- Developer: Günter Krämer (as "Softtouch")
- Publisher: Thalion Software
- Platforms: MS-DOS, Amiga, Commodore 64, Atari ST
- Release: 1990
- Genre: Tile-based puzzle
- Modes: Single-player, multiplayer

= Atomix (video game) =

1990 video game

Atomix is a puzzle video game developed by Günter Krämer (as "Softtouch") and published by Thalion Software, released for the Amiga and other personal computers in late 1990. The object of the game is to assemble molecules from compound atoms by moving the atoms on a two-dimensional playfield.

Atomix was received positively; reviewers noted the game's addictiveness and enjoyable gameplay, though criticized its repetitiveness.

==Gameplay==

Each level requires the player to assemble a molecule of a different chemical compound.

Atomix takes place on a playfield consisting of a number of walls, with the atoms scattered throughout. The player is tasked with assembling a molecule from the atoms. The atoms must be arranged to exactly match the molecule displayed on the left side of the screen. The player can choose an atom and move it in any of the four cardinal directions. A moved atom keeps sliding in one direction until it hits a wall or another atom. Solving the puzzles requires strategic planning in moving the atoms, and on later levels with little free space, even finding room for the completed molecule can be a problem. Once the molecule is assembled, the player is given a score; the faster the puzzle was completed, the higher the score.

Each puzzle must be completed within a time limit. A portion of the player's score can be spent to restart a failed puzzle. The entire game consists of 30 puzzles of increasing difficulty. In addition, after every five puzzles, there is a bonus level where the player must move laboratory flasks filled with various amounts of liquid to arrange them from empty to full.

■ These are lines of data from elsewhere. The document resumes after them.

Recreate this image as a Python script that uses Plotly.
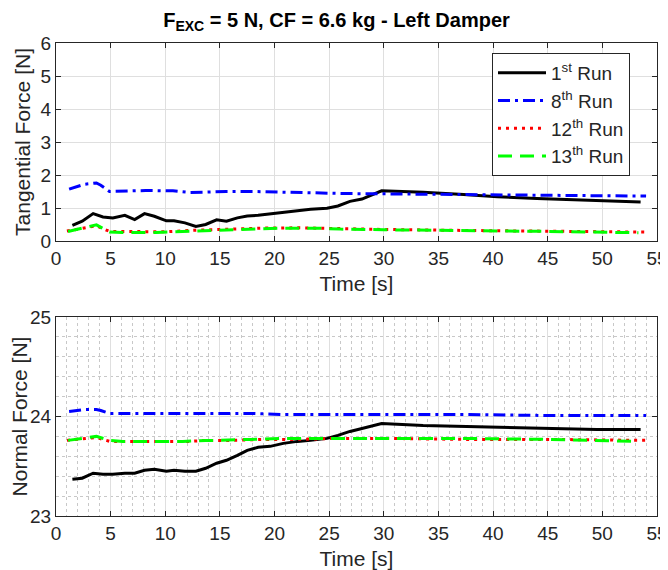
import plotly.graph_objects as go
from plotly.subplots import make_subplots

# ---- data ----
t1 = [1.5, 2.4, 3.4, 4.3, 5.2, 6.3, 7.2, 8.1, 9.0, 10.1, 10.8, 11.8, 12.8, 13.7, 14.7, 15.6, 16.6, 17.5, 18.5, 19.6,
      20.8, 22.1, 23.3, 24.8, 25.8, 26.9, 28.0, 29.8, 33.6, 37.3, 40.4, 44.0, 45.0, 49.5, 53.5]
ft1 = [0.47, 0.60, 0.83, 0.73, 0.70, 0.78, 0.65, 0.83, 0.75, 0.61, 0.61, 0.55, 0.44, 0.50, 0.64, 0.60, 0.70, 0.76, 0.78, 0.82,
       0.87, 0.92, 0.96, 0.99, 1.06, 1.20, 1.27, 1.52, 1.48, 1.41, 1.34, 1.29, 1.28, 1.23, 1.18]
fn1 = [23.37, 23.38, 23.43, 23.42, 23.42, 23.43, 23.43, 23.46, 23.47, 23.45, 23.46, 23.45, 23.45, 23.48, 23.53, 23.56, 23.61, 23.66, 23.69, 23.70,
       23.73, 23.75, 23.76, 23.78, 23.81, 23.85, 23.88, 23.93, 23.91, 23.90, 23.89, 23.88, 23.88, 23.87, 23.87]

t8 = [1.2, 2.6, 3.7, 4.1, 4.9, 6.7, 8.2, 10.7, 12.2, 13.7, 15.6, 18.1, 20.8, 23.6, 26.0, 30.0, 37.3, 45.0, 54.0]
ft8 = [1.57, 1.72, 1.76, 1.69, 1.50, 1.51, 1.53, 1.52, 1.47, 1.48, 1.50, 1.50, 1.47, 1.46, 1.44, 1.43, 1.40, 1.38, 1.36]
fn8 = [24.05, 24.07, 24.07, 24.06, 24.03, 24.03, 24.03, 24.03, 24.03, 24.03, 24.03, 24.03, 24.02, 24.02, 24.02, 24.02, 24.02, 24.01, 24.01]

t12 = [1.0, 3.7, 4.9, 7.1, 9.2, 10.1, 12.2, 13.7, 16.1, 19.1, 22.1, 25.8, 30.0, 37.3, 45.0, 54.0]
ft12 = [0.30, 0.46, 0.29, 0.29, 0.29, 0.28, 0.32, 0.34, 0.36, 0.39, 0.40, 0.37, 0.35, 0.32, 0.29, 0.27]
fn12 = [23.76, 23.79, 23.75, 23.75, 23.75, 23.75, 23.75, 23.76, 23.76, 23.77, 23.77, 23.78, 23.78, 23.77, 23.77, 23.76]

t13 = [1.1, 3.7, 4.9, 6.1, 9.2, 11.6, 13.7, 14.7, 17.8, 20.8, 23.8, 26.0, 30.0, 37.3, 45.0, 53.3]
ft13 = [0.29, 0.49, 0.27, 0.26, 0.26, 0.29, 0.30, 0.33, 0.36, 0.39, 0.39, 0.36, 0.34, 0.32, 0.29, 0.25]
fn13 = [23.76, 23.80, 23.76, 23.75, 23.75, 23.75, 23.76, 23.76, 23.77, 23.78, 23.78, 23.78, 23.78, 23.78, 23.77, 23.75]

names = ["1<sup>st</sup> Run", "8<sup>th</sup> Run", "12<sup>th</sup> Run", "13<sup>th</sup> Run"]
x_ticks = [0, 5, 10, 15, 20, 25, 30, 35, 40, 45, 50, 55]

series = [
    (t1, ft1, fn1, "#000000", "solid"),
    (t8, ft8, fn8, "#0000FF", "12px,5px,3px,5px"),
    (t12, ft12, fn12, "#FF0000", "3px,5px"),
    (t13, ft13, fn13, "#00FF00", "14px,8px"),
]

# page has an 8px body margin; figure drawn at (8, 8)
OFF = 8
W, H = 668 - OFF, 570 - OFF
ml, mr, mt, mb = 56 - OFF, 11, 43 - OFF, 54
ph = H - mt - mb
pw = W - ml - mr

fig = make_subplots(rows=2, cols=1)
for i, (t, ft, fn, c, d) in enumerate(series):
    fig.add_trace(go.Scatter(x=t, y=ft, mode="lines", name=names[i],
                             line=dict(color=c, width=3, dash=d), legendgroup=str(i)), row=1, col=1)
    fig.add_trace(go.Scatter(x=t, y=fn, mode="lines", name=names[i], showlegend=False,
                             line=dict(color=c, width=3, dash=d), legendgroup=str(i)), row=2, col=1)

FONT = "Liberation Sans, Arial, sans-serif"
axcol = "#262626"
gridcol = "#dfdfdf"

common = dict(showline=True, linecolor=axcol, linewidth=1, mirror="ticks", ticks="inside",
              ticklen=5, tickcolor=axcol, tickfont=dict(family=FONT, size=19, color=axcol),
              showgrid=True, gridcolor=gridcol, gridwidth=1, zeroline=False, automargin=False)

top_dom = [1 - 198 / ph, 1]
bot_dom = [0, 1 - 274 / ph]

fig.update_layout(
    width=W, height=H,
    margin=dict(l=ml, r=mr, t=mt, b=mb),
    paper_bgcolor="white", plot_bgcolor="white",
    font=dict(family=FONT, color=axcol),
    title=dict(text="<b>F<sub>EXC</sub> = 5 N, CF = 6.6 kg - Left Damper</b>",
               x=((160 + 513) / 2 - OFF) / W, xanchor="center", y=1 - 5 / H, yanchor="top",
               font=dict(family=FONT, size=20, color="#000000")),
    showlegend=True,
    legend=dict(x=(492 - 56) / pw, y=1 - (53 - 43) / ph, xanchor="left", yanchor="top",
                bgcolor="white", bordercolor=axcol, borderwidth=1, itemwidth=48,
                font=dict(family=FONT, size=19, color=axcol), tracegroupgap=0),
)

fig.update_xaxes(common, range=[0, 55], tickvals=x_ticks, domain=[0, 1],
                 title=dict(text="Time [s]", font=dict(family=FONT, size=21, color=axcol), standoff=8))
fig.update_xaxes(row=2, col=1,
                 minor=dict(dtick=1, showgrid=True, gridcolor="#c8c8c8", griddash="dot", gridwidth=1, ticks=""))
fig.update_yaxes(common, row=1, col=1, range=[0, 6], tickvals=[0, 1, 2, 3, 4, 5, 6], domain=top_dom,
                 title=dict(text="Tangential Force [N]", font=dict(family=FONT, size=21, color=axcol), standoff=4))
fig.update_yaxes(common, row=2, col=1, range=[23, 25], tickvals=[23, 24, 25], domain=bot_dom,
                 minor=dict(dtick=0.2, showgrid=True, gridcolor="#c8c8c8", griddash="dot", gridwidth=1, ticks=""),
                 title=dict(text="Normal Force [N]", font=dict(family=FONT, size=21, color=axcol), standoff=4))

fig.write_html("out.html")
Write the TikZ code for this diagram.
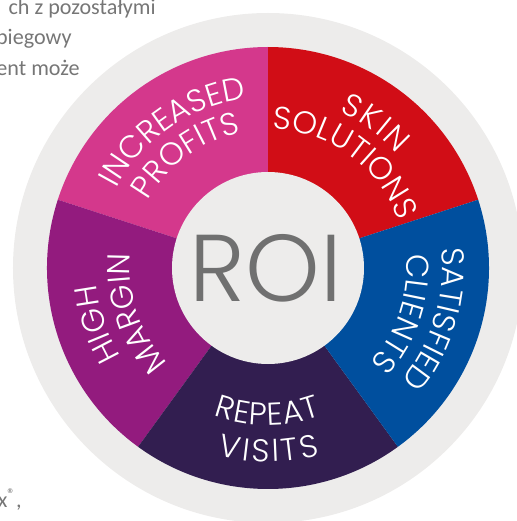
\documentclass[tikz,border=0pt]{standalone}
\usepackage{fontspec}
\usepackage{xcolor}
\usepackage{tikz}
\usetikzlibrary{decorations.text}

\newfontfamily\poppinslight{Poppins}[UprightFont=* Light]
\newfontfamily\bodyfont{Carlito}
\newcommand\segfont{\poppinslight\fontsize{18}{21}\selectfont}

\definecolor{ringgray}{RGB}{237,236,235}
\definecolor{pinkseg}{RGB}{212,56,140}
\definecolor{redseg}{RGB}{209,13,22}
\definecolor{blueseg}{RGB}{0,79,158}
\definecolor{darkseg}{RGB}{50,30,80}
\definecolor{purpleseg}{RGB}{147,27,126}
\definecolor{roigray}{RGB}{112,112,112}
\definecolor{textgray}{RGB}{118,118,118}

\begin{document}
\begin{tikzpicture}[x=0.02cm, y=0.02cm,
    arclabel/.style={decorate, decoration={text along path, text align={fit to path}, text color=white, text={|\segfont|#1}}},
    arclabelmid/.style={decorate, decoration={text along path, text align=center, text color=white, text={|\segfont|#1}}},
    bodytext/.style={anchor=base east, inner sep=0pt, text=textgray, font=\bodyfont\fontsize{12.6}{15}\selectfont}]
    \clip (-268,-253) rectangle (249,268);

    % Draw the gray ring
    \fill[ringgray] (0,0) circle (255);

    % Draw the five segments
    \fill[redseg] (0,0) -- (18:221) arc[start angle=18, end angle=90, radius=221] -- cycle;
    \fill[pinkseg] (0,0) -- (90:221) arc[start angle=90, end angle=162, radius=221] -- cycle;
    \fill[purpleseg] (0,0) -- (162:221) arc[start angle=162, end angle=234, radius=221] -- cycle;
    \fill[darkseg] (0,0) -- (234:221) arc[start angle=234, end angle=306, radius=221] -- cycle;
    \fill[blueseg] (0,0) -- (306:221) arc[start angle=306, end angle=378, radius=221] -- cycle;

    % Draw the center disc
    \fill[ringgray] (0,0) circle (96);
    \node[anchor=base, inner sep=0pt, text=roigray, font=\poppinslight\fontsize{54}{64}\selectfont] (roi) at (-2,-33) {ROI};

    % Labels along the segments
    \path[arclabel=INCREASED] (152.3:171) arc[start angle=152.3, end angle=97.4, radius=171];
    \path[arclabelmid=PROFITS] (156:138) arc[start angle=156, end angle=96, radius=138];
    \path[arclabel=SKIN] (65.5:172) arc[start angle=65.5, end angle=41.5, radius=172];
    \path[arclabelmid=SOLUTIONS] (94:139) arc[start angle=94, end angle=14, radius=139];
    \path[arclabelmid=SATISFIED] (18:174) arc[start angle=18, end angle=-52, radius=174];
    \path[arclabelmid=CLIENTS] (20:139) arc[start angle=20, end angle=-57, radius=139];
    \path[arclabel=HIGH] (211:172) arc[start angle=211, end angle=185.5, radius=172];
    \path[arclabel=MARGIN] (223.7:138) arc[start angle=223.7, end angle=175.5, radius=138];
    \path[arclabel=REPEAT] (249.8:157) arc[start angle=249.8, end angle=289.9, radius=157];
    \path[arclabel=VISITS] (255:194) arc[start angle=255, end angle=285.5, radius=194];

    % Text of the page behind
    \node[bodytext] (line1) at (-112,253) {ch z pozostałymi};
    \node[bodytext] (line2) at (-196,223) {piegowy};
    \node[bodytext] (line3) at (-188,192) {ent może};
    \node[bodytext] (line4) at (-246,-239) {x\textsuperscript{®},};
\end{tikzpicture}
\end{document}
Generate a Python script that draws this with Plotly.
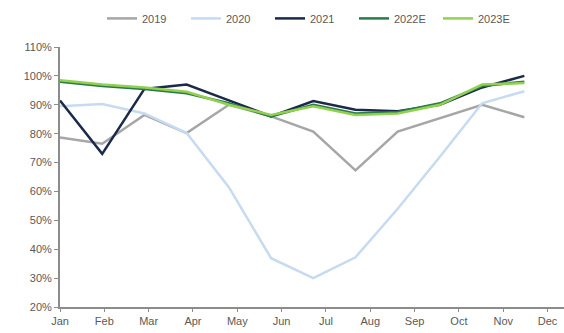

The game also offers a two-player mode, where two players work on the same puzzle; they take turns which last up to thirty seconds.

==Development==
Amiga Format reviewed a pre-release version in its May, 1990 issue. It was almost a complete version of the game although it lacked sound.

Initially the game was released for Amiga, Atari ST and the IBM PC; as of May 1990, the C64 version was not yet planned, and was only released a few months later. A ZX Spectrum version was also planned. It was to be distributed by U.S. Gold, but was never released.

The game was published for Enterprise 128 in 2006, and this version was written by Zoltán Povázsay from Hungary.

A clone for the Atari Jaguar called Atomic has been released in 2006, written by Sébastien Briais (AKA Seb from the Removers). A second version called Atomic Reloaded has been released in 2009.

==Reception==
Atomix received warm reactions from reviewers. They stated that it was highly enjoyable and addictive despite its high difficulty level. Reviewers also pointed out the possible educational application of the game.

However, certain reviewers criticized the game for its repetitiveness and stated that it lacked replayability. Some reviewers also wrote about the game's unoriginality, noting similarities to earlier games, Xor and Leonardo.

Graphics were generally considered adequate, though not spectacular; Zzap!64 called them "a bit dull and repetitive" and "simplistic, but slick and effective", while CU Amiga remarked that despite their simplicity, they "create a nice, tidy display". The soundtrack was found enjoyable, though the Commodore Format reviewer considered it annoyingly repetitive.

Atomix has been the subject of scientific research in computational complexity theory. When generalized to puzzles of arbitrary sizes, the problem of determining whether an Atomix puzzle has a solution is PSPACE-complete. Some heuristic approaches have been considered.

==Legacy==
Several open source clones of Atomix exist: Atomiks, GNOME Atomix, KAtomic and WAtomic.